Have you seen the famous shower scene from the Alfred Hitchcock film, Psycho? It’s a great example of suspense in its purest, most chilling form, and so much of what it does can be taken into your writing.
The scene builds slowly – it’s just a woman taking a shower, at first – but we sense from the atmosphere and the subtle foreshadowing that something is going to happen. This makes us focus on the small details and the character’s oblivious movements, watching out for danger on her behalf. By the time we see the shadow of her attacker on the shower curtain, we are in a state of high alert. And this is what suspense is, in a story: that painfully delicious anticipation of what might be to come. As Oscar Wilde said, “The suspense is terrible. I hope it will last.”
In thrillers, this might be the bomb under the chair, the gun in someone’s pocket, the intruder hiding in our protagonist’s house. But suspense happens across all genres. It’s the ‘will they/won’t they?’ moments that keep you gripped in a romance; the heart-in-mouth build-up to a game-changing penalty in a story about a sports team. From a writer’s point of view, it’s about restraint and delay. The suspense is released the moment the bomb goes off, or the couple finally kiss, or the penalty hits the back of the net. Time that just right and it becomes the reader’s reward for their agonising wait.
Take the scene from Thomas Hardy’s A Pair of Blue Eyes which coined the term ‘cliff-hanger’. Henry Knight slips while trying to retrieve his hat, and ends up clinging to a cliff face while the young woman he is secretly engaged to, Elfride, disappears to find help. Hardy prolongs the suspense by describing what Knight sees and thinks as he dangles there. At one point, he realises he is looking into the eyes of a fossilised creature in the rock: he stares the long-dead thing in the face as he wonders whether he himself is about to die. By the time Elfride returns, the reader is as relieved to see her as Knight is, and desperate to know whether he will be saved.

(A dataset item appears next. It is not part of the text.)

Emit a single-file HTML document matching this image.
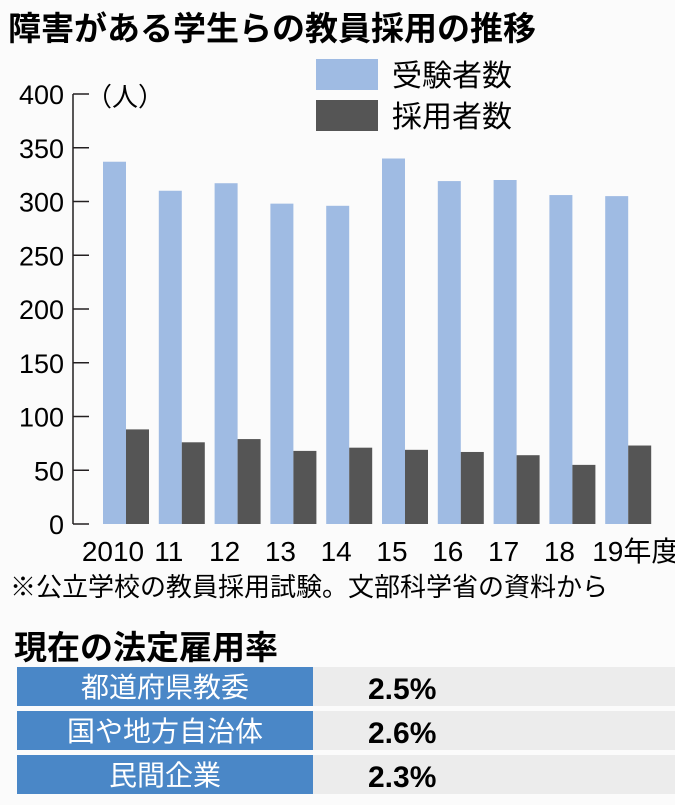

The suspense a reader experiences in a scene may come from dramatic irony (the reader knowing something the character doesn’t, like the presence of an intruder) but can also come from a crucial choice the character has to make – perhaps with life or death consequences – so that we wait anxiously to see what they will do. Most importantly, though, it occurs because we are invested in the character’s fate. We are glued to the page because we care about what may or may not happen, and because the stakes are high. If we don’t care about the kiss, or the penalty, or the survival of our protagonist, there is no suspense.
As well as within scenes, suspense happens across the whole of a novel or story. It is the unresolved, escalating tension that keeps the reader turning the pages. But again, its creation is all about holding some things back; about raising questions and delaying or restricting the answers. Consider how to use the structure and pace of your story to maximise this. At what points will you stretch out the suspense as far as you can get away with, and at what points will you allow a release? Which brings me to the question: how much suspense is too much? It is possible to irritate your reader by overdoing it. If they spend an entire romance novel waiting for a couple to so much as brush hands, or an entire thriller waiting for hovering threats to turn into actual danger, they could become fed up. Unless, that is, you give them some rewards along the way: some near-misses, catastrophes, or moments when something different happens from what they thought they were waiting for. Surprise and suspense go hand in hand. Let your reader know you have some tricks up your sleeve, that not everything is going to happen in the way they expect (or want!), and their anticipation will be even greater.